To the contrary, the videos are often given privately to cops prior to their internal statements about controversial incidents in which they used violence to create and standardize initial police narratives with the goal of reducing potential civil and criminal liability.

The benefits of body cameras to the punishment bureaucracy and big corporations unfolded exactly as police chiefs and corporate sales representatives from the companies discussed the devices over a decade ago when formulating their goals *before* Michael Brown’s killing.

Most profoundly, though, body cameras served a propaganda function. They steer public away from *systemic* questions about the role of armed government agents, why they only enforce some crimes against some people, why they are in certain neighborhoods in the first place, etc

With the explosion of cameras, police killed more and more people each year. Exactly as everyone on the inside knew, cameras didn't make police less violent. A little known fact: the federal government's own review of studies shows body cameras *do not make police less violent*!

For example, each year since George Floyd was killed --captured in a useful angle horrifically on video by a bystander not the police body camera--police have killed more people than they did the year before despite huge new sums spent on body cameras.

Still, after each new killing for years, body cameras are the liberal answer. Outraged over continuing police violence? Give the cops and DAs more money for surveillance technology! In this way, cops use their own violence to get even more cash to increase their own repression.

There are so many fascinating details in this story. You can read my full article here explaining this entire process in detail in the Yale Journal of Law & Liberation: campuspress.yale.edu/yjll/files/202…

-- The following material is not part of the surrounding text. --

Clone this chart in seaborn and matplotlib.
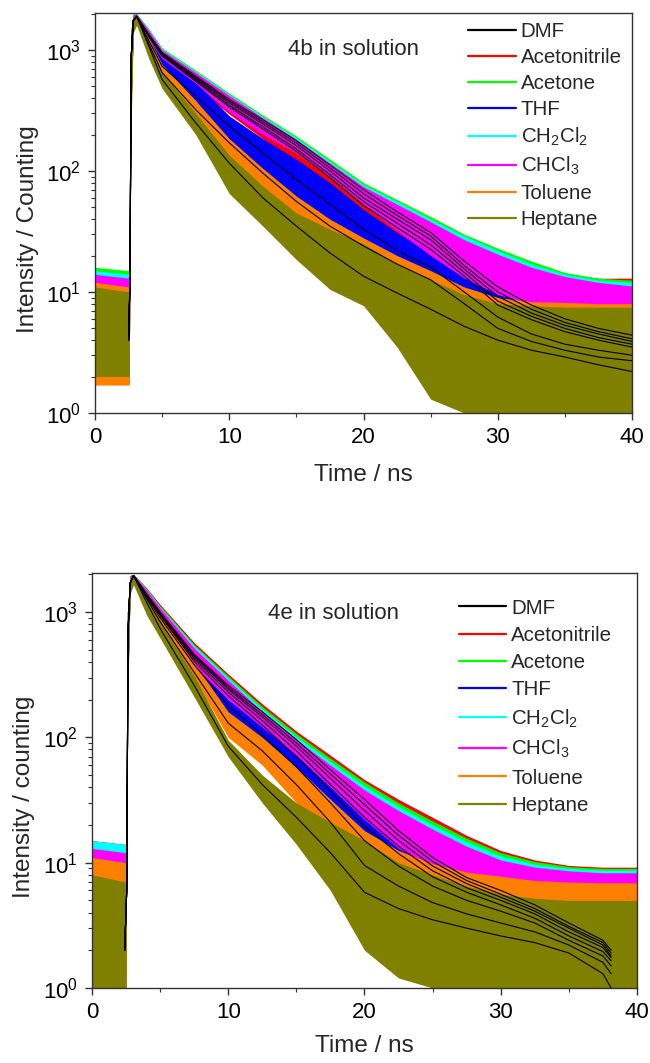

UPDATE: I've been tracking hundreds of coordinated far-right replies and quote-tweets. It's interesting for a few reasons. First, many of them assert ludicrous falsities about basic facts. Second, many fundamentally misunderstand the arguments. But most important:

The scope and silliness of the right-wing replies all helps make one of the core points: liberals who supported body cameras as "reform" should pay attention to who is defending this lucrative, authoritarian tech and the hateful nonsense they are spewing.